Afin d’accélérer son développement, le groupe cherchera notamment à reprendre des centrales existantes dans lesquelles il faut réinvestir. Il n’exclut pas non plus de construire de petites centrales hydroélectriques d’une puissance installée comprise entre 1 et 10 MW. Toutes ces unités de production fonctionneront dans le cadre de contrats de producteur indépendant d’électricité passés avec les compagnies publiques d’électricité. Sur ce créneau, Axian sera en compétition principalement avec des développeurs internationaux, comme les français Total Eren, GreenYellow ou Voltalia et le dubaïote Amea Power.

Emprunt obligataire vert
L’exploration de son savoir-faire se poursuit en outre au travers des projets hors réseau de la start-up WeLight, fruit d’un partenariat avec Sagemcom et Norfund. Après avoir réalisé des mini-centrales et des micro-réseaux à Madagascar et au Mali, ses responsables explorent des opportunités au Nigeria et en RDC. Des projets qui, pour être à l’équilibre, doivent être subventionnés.

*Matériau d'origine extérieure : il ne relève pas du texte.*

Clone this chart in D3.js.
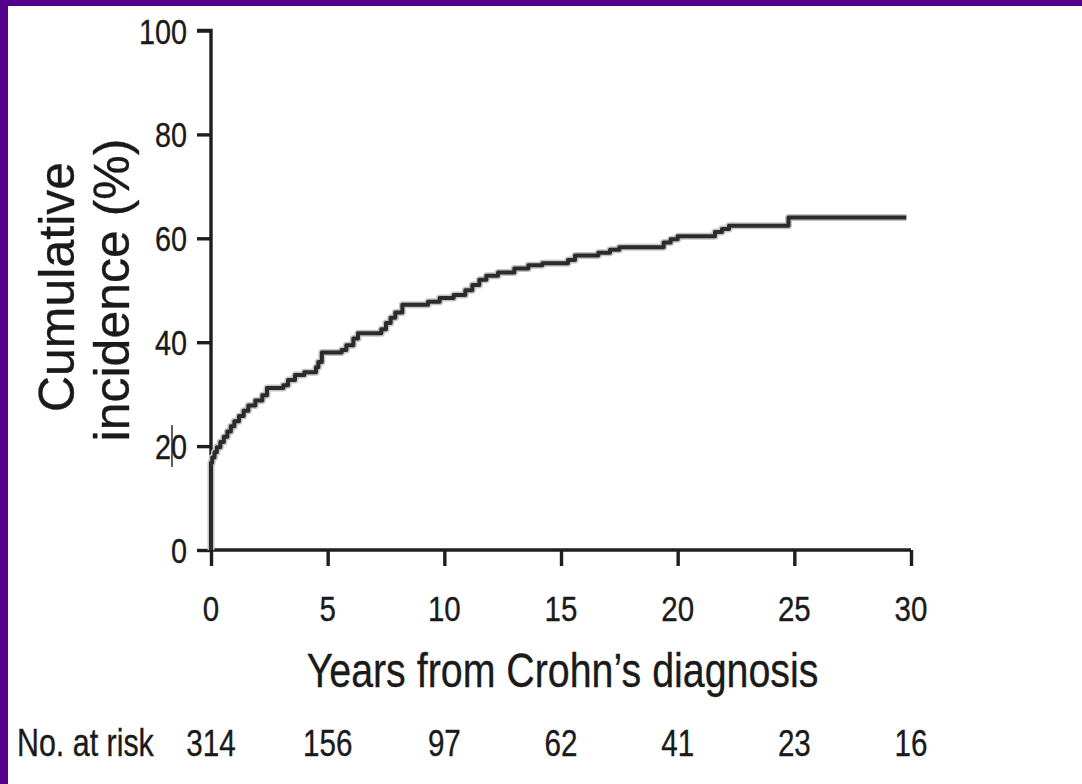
<!DOCTYPE html>
<html>
<head>
<meta charset="utf-8">
<script src="https://cdn.jsdelivr.net/npm/d3@7"></script>
<style>
  html, body { margin: 0; padding: 0; background: #fff; }
  svg { display: block; }
  text { font-family: "Liberation Sans", Arial, sans-serif; fill: #1a1a1a; stroke: #1a1a1a; stroke-width: 0.35px; }
</style>
</head>
<body>
<svg id="chart" width="1082" height="784"></svg>
<script>
// ---- data ----
const years = [0, 0, 0.05, 0.15, 0.25, 0.4, 0.55, 0.7, 0.85, 1.0, 1.2, 1.4, 1.6, 1.9, 2.2, 2.4, 3.1, 3.3, 3.6, 4.0, 4.5, 4.6, 4.75, 5.6, 5.8, 6.1, 6.3, 7.3, 7.5, 7.7, 7.9, 8.2, 9.3, 9.8, 10.4, 10.9, 11.2, 11.5, 11.8, 12.3, 13.0, 13.6, 14.2, 15.3, 15.6, 16.6, 17.1, 17.5, 19.4, 19.7, 20.0, 21.6, 21.9, 22.2, 24.75, 29.8];
const incidence = [0, 16.8, 17.8, 18.8, 19.8, 20.8, 21.8, 22.8, 23.8, 24.8, 25.8, 26.8, 27.8, 28.8, 29.8, 31.2, 31.7, 32.7, 33.7, 34.2, 35.2, 36.2, 38.0, 38.5, 39.4, 40.7, 41.7, 42.5, 43.7, 44.7, 45.7, 47.2, 47.8, 48.5, 49.1, 50.0, 51.0, 52.0, 52.8, 53.4, 54.2, 54.8, 55.2, 55.8, 56.7, 57.2, 57.8, 58.3, 59.2, 59.8, 60.4, 61.2, 61.8, 62.4, 64.0, 64.0];
const xTicks = [0, 5, 10, 15, 20, 25, 30];
const yTicks = [0, 20, 40, 60, 80, 100];
const atRiskYears = [0, 5, 10, 15, 20, 25, 30];
const atRisk = [314, 156, 97, 62, 41, 23, 16];
const xTitle = "Years from Crohn\u2019s diagnosis";
const yTitleLines = ["Cumulative", "incidence (%)"];
const atRiskLabel = "No. at risk";

// ---- layout ----
const svg = d3.select("#chart");
const W = 1082, H = 784;
const x = d3.scaleLinear().domain([0, 30]).range([211, 911]);
const y = d3.scaleLinear().domain([0, 100]).range([550, 30.5]);
const ink = "#1e1e1e";

// purple frame (top and left)
svg.append("rect").attr("x", 0).attr("y", 0).attr("width", W).attr("height", 6).attr("fill", "#55008a");
svg.append("rect").attr("x", 0).attr("y", 0).attr("width", 8).attr("height", H).attr("fill", "#55008a");

// axes
const yAxis = d3.axisLeft(y).tickValues(yTicks).tickSize(14).tickFormat("");
const gy = svg.append("g").attr("transform", `translate(${x(0)},0)`).call(yAxis);
const xAxis = d3.axisBottom(x).tickValues(xTicks).tickSize(16).tickFormat("");
const gx = svg.append("g").attr("transform", `translate(0,${y(0)})`).call(xAxis);
[gy, gx].forEach(g => {
  g.select(".domain").attr("stroke", ink).attr("stroke-width", 3.4);
  g.selectAll(".tick line").attr("stroke", ink).attr("stroke-width", 3.4);
});
gy.select(".domain").attr("d", `M-14,${y(100)}H0V${y(0)}`);
gx.select(".domain").attr("d", `M${x(0)},0H${x(30)}`);

// y tick labels (condensed)
svg.append("g").selectAll("text").data(yTicks).join("text")
  .attr("transform", d => `translate(187,${y(d) + 13}) scale(0.8,1)`)
  .attr("text-anchor", "end")
  .attr("font-size", 36)
  .text(d => d);

// small artefact mark through the "20" label
svg.append("line").attr("x1", 172).attr("x2", 172)
  .attr("y1", y(20) - 21).attr("y2", y(20) + 21)
  .attr("stroke", ink).attr("stroke-width", 1.4);

// x tick labels
svg.append("g").selectAll("text").data(xTicks).join("text")
  .attr("transform", d => `translate(${x(d)},621) scale(0.82,1)`)
  .attr("text-anchor", "middle")
  .attr("font-size", 36)
  .text(d => d);

// x title
svg.append("text")
  .attr("transform", `translate(${(303 + 822) / 2},687) scale(0.82,1)`)
  .attr("text-anchor", "middle")
  .attr("font-size", 48)
  .text(xTitle);

// y title (two rotated lines)
svg.append("g").selectAll("text").data(yTitleLines).join("text")
  .attr("transform", (d, i) => `translate(${i === 0 ? 74 : 129},${i === 0 ? 287 : 290}) rotate(-90)`)
  .attr("text-anchor", "middle")
  .attr("font-size", 50)
  .text(d => d);

// number at risk row
svg.append("text")
  .attr("transform", `translate(17,756) scale(0.8,1)`)
  .attr("font-size", 38)
  .text(atRiskLabel);
svg.append("g").selectAll("text").data(atRisk).join("text")
  .attr("transform", (d, i) => `translate(${x(atRiskYears[i])},756) scale(0.8,1)`)
  .attr("text-anchor", "middle")
  .attr("font-size", 37)
  .text(d => d);

// curve
const line = d3.line()
  .x((d, i) => x(years[i]))
  .y((d, i) => y(incidence[i]))
  .curve(d3.curveStepAfter);
svg.append("path")
  .datum(incidence)
  .attr("d", line)
  .attr("fill", "none")
  .attr("stroke", "#c4c4c4")
  .attr("stroke-width", 7)
  .attr("stroke-linejoin", "round");
svg.append("path")
  .datum(incidence)
  .attr("d", line)
  .attr("fill", "none")
  .attr("stroke", "#2b2b2b")
  .attr("stroke-width", 4)
  .attr("stroke-linejoin", "round");
</script>
</body>
</html>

Formalisée il y a un an, la stratégie d’expansion continentale d’Hassanein Hiridjee est soutenue par un renforcement de l’équipe chargée de la supervision de la branche énergie au sein du holding du groupe. De cinq personnes, l’effectif est passé à 35 collaborateurs, dont le rôle est d’étudier de nouveaux projets, leur financement et leur réalisation. Et, comme l’a fait la branche télécom d’Axian cette année, Benjamin Memmi se verrait bien lancer d’ici deux ou trois ans un emprunt obligataire, vert cette fois-ci, pour donner encore plus de moyens à ses ambitions.